● **The exercise**: Copy exactly, and only, the lines between the line holding "Write a Python" and the line holding "import plotly.graph_objects as go", inclusive; skip the pictures.

# Information given start

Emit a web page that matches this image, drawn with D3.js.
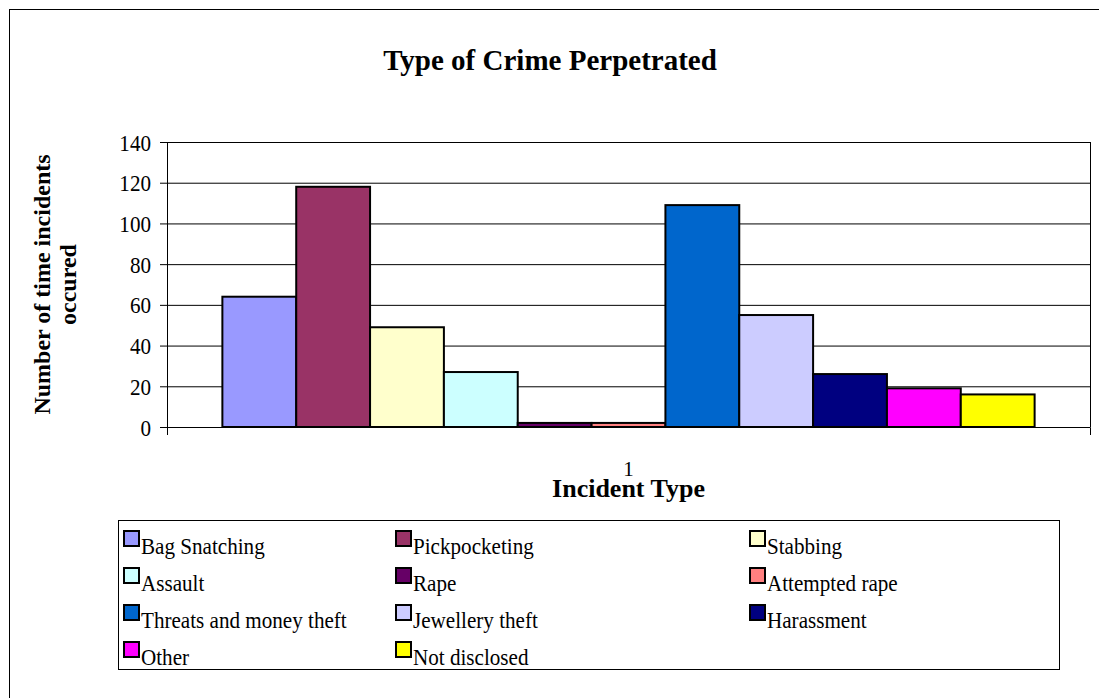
<!DOCTYPE html>
<html>
<head>
<meta charset="utf-8">
<script src="https://cdn.jsdelivr.net/npm/d3@7"></script>
<style>
  body { margin: 0; background: #fff; }
  text { font-family: "Liberation Serif", "Times New Roman", serif; fill: #000; }
</style>
</head>
<body>
<div id="chart"></div>
<script>
// data
const crimes = ["Bag Snatching", "Pickpocketing", "Stabbing", "Assault", "Rape", "Attempted rape",
  "Threats and money theft", "Jewellery theft", "Harassment", "Other", "Not disclosed"];
const counts = [64, 118, 49, 27, 2, 2, 109, 55, 26, 19, 16];
const barColors = ["#9999FF", "#993366", "#FFFFCC", "#CCFFFF", "#660066", "#FF8080",
  "#0066CC", "#CCCCFF", "#000080", "#FF00FF", "#FFFF00"];
const categories = ["1"];
const yTicks = [0, 20, 40, 60, 80, 100, 120, 140];

const W = 1099, H = 698;
const margin = {top: 142, right: 9, bottom: 271, left: 167};
const width = W - margin.left - margin.right,
    height = H - margin.top - margin.bottom;

const svg = d3.select("#chart").append("svg")
    .attr("width", W).attr("height", H);

// outer chart border (only top/left show)
svg.append("rect")
    .attr("x", 9.5).attr("y", 9.5)
    .attr("width", 1200).attr("height", 800)
    .attr("fill", "none").attr("stroke", "#000").attr("stroke-width", 1);

svg.append("text")
    .attr("x", 550).attr("y", 70)
    .attr("text-anchor", "middle")
    .style("font-size", "29px").style("font-weight", "bold")
    .text("Type of Crime Perpetrated");

const g = svg.append("g")
    .attr("transform", `translate(${margin.left},${margin.top})`);

const y = d3.scaleLinear().domain([0, 140]).range([height, 0]);
const x0 = d3.scaleBand().domain(categories).range([0, width]);
const x1 = d3.scaleBand().domain(crimes).range([0, x0.bandwidth()]).paddingOuter(0.75);
const color = d3.scaleOrdinal().domain(crimes).range(barColors);

// gridlines
g.append("g")
    .call(d3.axisLeft(y).tickValues(yTicks).tickSize(-width).tickFormat(""))
    .call(a => a.select(".domain").remove())
    .selectAll("line").attr("stroke", "#000").attr("stroke-width", 1);

// right plot border
g.append("line")
    .attr("x1", width + 0.5).attr("x2", width + 0.5)
    .attr("y1", 0).attr("y2", height)
    .attr("stroke", "#000");

// bars
g.append("g").selectAll("rect")
    .data(crimes)
    .join("rect")
    .attr("x", d => x0("1") + x1(d))
    .attr("y", (d, i) => y(counts[i]))
    .attr("width", x1.bandwidth())
    .attr("height", (d, i) => y(0) - y(counts[i]))
    .attr("fill", d => color(d))
    .attr("stroke", "#000")
    .attr("stroke-width", 2);

// y axis
const yAxis = g.append("g")
    .call(d3.axisLeft(y).tickValues(yTicks).tickSizeInner(7).tickSizeOuter(0).tickPadding(0));
yAxis.selectAll("line, path").attr("stroke", "#000");
// tick text a bit tall and narrow like the original
yAxis.selectAll("text")
    .attr("x", null).attr("dy", null)
    .attr("transform", "translate(-16,8) scale(0.88,1)")
    .style("font-size", "24px");

// x axis
const xAxis = g.append("g")
    .attr("transform", `translate(0,${height})`)
    .call(d3.axisBottom(x0).tickSizeInner(0).tickSizeOuter(8).tickPadding(34));
xAxis.selectAll("text").style("font-size", "21px");
xAxis.selectAll("path").attr("stroke", "#000");

svg.append("text")
    .attr("x", margin.left + width / 2).attr("y", 497)
    .attr("text-anchor", "middle")
    .style("font-size", "26px").style("font-weight", "bold")
    .text("Incident Type");

// y axis title
const yt = svg.append("text")
    .attr("transform", `translate(0,${margin.top + height / 2}) rotate(-90)`)
    .attr("text-anchor", "middle")
    .style("font-size", "24px").style("font-weight", "bold");
yt.append("tspan").attr("x", 0).attr("y", 50).text("Number of time incidents");
yt.append("tspan").attr("x", 0).attr("y", 76).text("occured");

// legend
const legend = svg.append("g");
legend.append("rect")
    .attr("x", 118.5).attr("y", 520.5)
    .attr("width", 941).attr("height", 149)
    .attr("fill", "none").attr("stroke", "#000");

const colX = [123, 395, 749];
const items = legend.selectAll("g.item")
    .data(crimes)
    .join("g")
    .attr("class", "item")
    .attr("transform", (d, i) => `translate(${colX[i % 3]},${539 + Math.floor(i / 3) * 37})`);
items.append("rect")
    .attr("x", 1).attr("y", -8)
    .attr("width", 15).attr("height", 15)
    .attr("fill", d => color(d))
    .attr("stroke", "#000").attr("stroke-width", 2);
items.append("text")
    .attr("transform", "translate(18,15) scale(0.88,1)")
    .style("font-size", "24px")
    .text(d => d);
</script>
</body>
</html>
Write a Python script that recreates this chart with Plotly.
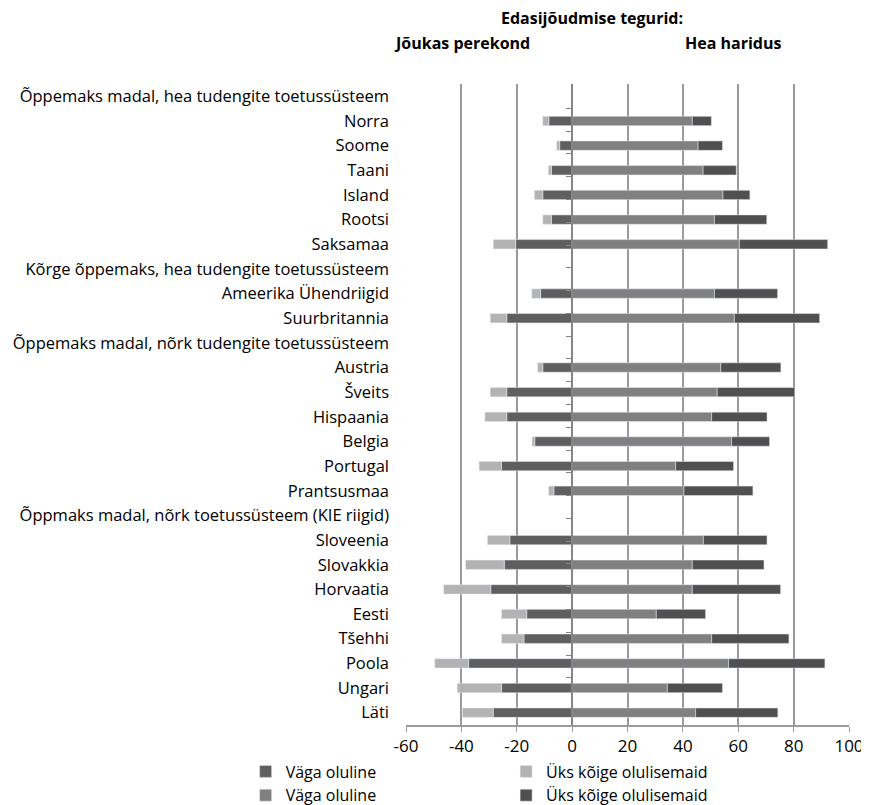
import plotly.graph_objects as go

categories = [
    "Õppemaks madal, hea tudengite toetussüsteem",
    "Norra", "Soome", "Taani", "Island", "Rootsi", "Saksamaa",
    "Kõrge õppemaks, hea tudengite toetussüsteem",
    "Ameerika Ühendriigid", "Suurbritannia",
    "Õppemaks madal, nõrk tudengite toetussüsteem",
    "Austria", "Šveits", "Hispaania", "Belgia", "Portugal", "Prantsusmaa",
    "Õppmaks madal, nõrk toetussüsteem (KIE riigid)",
    "Sloveenia", "Slovakkia", "Horvaatia", "Eesti", "Tšehhi", "Poola", "Ungari", "Läti",
]

# Jõukas perekond (shown to the left of zero)
wealth_very_important = [None, 8.4, 4.5, 7.5, 10.6, 7.5, 20.4, None, 11.4, 23.6, None,
                         10.6, 23.6, 23.6, 13.5, 25.5, 6.6, None,
                         22.5, 24.5, 29.4, 16.4, 17.4, 37.4, 25.5, 28.5]
wealth_most_important = [None, 2.2, 1.1, 1.1, 3.0, 3.1, 8.1, None, 3.2, 6.0, None,
                         1.9, 6.0, 7.9, 1.0, 8.1, 1.9, None,
                         8.1, 14.0, 17.0, 9.1, 8.1, 12.2, 16.0, 11.1]
# Hea haridus (shown to the right of zero)
edu_very_important = [None, 43.4, 45.5, 47.3, 54.5, 51.4, 60.4, None, 51.4, 58.6, None,
                      53.7, 52.4, 50.4, 57.6, 37.4, 40.4, None,
                      47.4, 43.4, 43.4, 30.4, 50.4, 56.5, 34.4, 44.6]
edu_most_important = [None, 6.9, 8.8, 12.0, 9.7, 18.9, 31.9, None, 22.8, 30.8, None,
                      21.7, 28.0, 20.0, 13.7, 20.9, 24.9, None,
                      23.0, 25.9, 31.9, 17.8, 27.9, 34.8, 19.9, 29.7]

x_ticks = [-60, -40, -20, 0, 20, 40, 60, 80, 100]
x_tick_labels = [str(v) for v in x_ticks]

neg = lambda arr: [None if v is None else -v for v in arr]

FONT = "Open Sans"
BW = 0.38

fig = go.Figure()
fig.add_trace(go.Bar(y=categories, x=neg(wealth_very_important), orientation="h",
                     name="Väga oluline", marker_color="#5f5f5f", width=BW,
                     legend="legend", legendgroup="a"))
fig.add_trace(go.Bar(y=categories, x=neg(wealth_most_important), orientation="h",
                     name="Üks kõige olulisemaid", marker_color="#b3b3b3", width=BW,
                     legend="legend2", legendgroup="b"))
fig.add_trace(go.Bar(y=categories, x=edu_very_important, orientation="h",
                     name="Väga oluline", marker_color="#808080", width=BW,
                     legend="legend", legendgroup="c"))
fig.add_trace(go.Bar(y=categories, x=edu_most_important, orientation="h",
                     name="Üks kõige olulisemaid", marker_color="#505050", width=BW,
                     legend="legend2", legendgroup="d"))
# invisible helper trace for the zero-position category axis
fig.add_trace(go.Scatter(y=categories, x=[0] * len(categories), yaxis="y2",
                         mode="markers", marker=dict(opacity=0), showlegend=False,
                         hoverinfo="skip"))

legend_common = dict(orientation="v", yanchor="top", xanchor="left",
                     traceorder="normal", tracegroupgap=4,
                     font=dict(size=16), itemwidth=30, bgcolor="rgba(0,0,0,0)")

fig.update_layout(
    width=869, height=805,
    margin=dict(l=398, r=28, t=76, b=88, autoexpand=False),
    paper_bgcolor="white", plot_bgcolor="white",
    barmode="relative",
    font=dict(family=FONT, size=16.5, color="#000000"),
    xaxis=dict(range=[-60, 100], tickvals=x_ticks, ticktext=x_tick_labels,
               showgrid=True, automargin=False,
               gridcolor="#9a9a9a", gridwidth=1.5, zeroline=False,
               showline=True, linecolor="#9a9a9a", linewidth=1.5,
               ticks="outside", ticklen=5, tickcolor="#9a9a9a",
               tickfont=dict(size=17), fixedrange=True),
    yaxis=dict(categoryorder="array", categoryarray=categories,
               autorange="reversed", ticks="", showline=False, automargin=False,
               tickfont=dict(size=16.5), ticklabelstandoff=16),
    yaxis2=dict(overlaying="y", anchor="free", position=0.375, side="left",
                categoryorder="array", categoryarray=categories,
                autorange="reversed", showticklabels=False, automargin=False,
                ticks="outside", ticklen=5, tickcolor="#868686",
                tickson="boundaries", showline=True, linecolor="#868686",
                linewidth=1.5, showgrid=False),
    legend=dict(x=-0.362, y=-0.046, **legend_common),
    legend2=dict(x=0.226, y=-0.046, **legend_common),
    annotations=[
        dict(text="<b>Edasijõudmise tegurid:</b>", x=0.42, y=1.103, xref="paper",
             yref="paper", xanchor="center", yanchor="middle", showarrow=False,
             font=dict(size=16)),
        dict(text="<b>Jõukas perekond</b>", x=0.126, y=1.064, xref="paper",
             yref="paper", xanchor="center", yanchor="middle", showarrow=False,
             font=dict(size=16)),
        dict(text="<b>Hea haridus</b>", x=0.738, y=1.064, xref="paper",
             yref="paper", xanchor="center", yanchor="middle", showarrow=False,
             font=dict(size=16)),
    ],
)

fig.write_html("out.html")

# Information given end

● **Worked solution**:
Write a Python script that recreates this chart with Plotly.
import plotly.graph_objects as go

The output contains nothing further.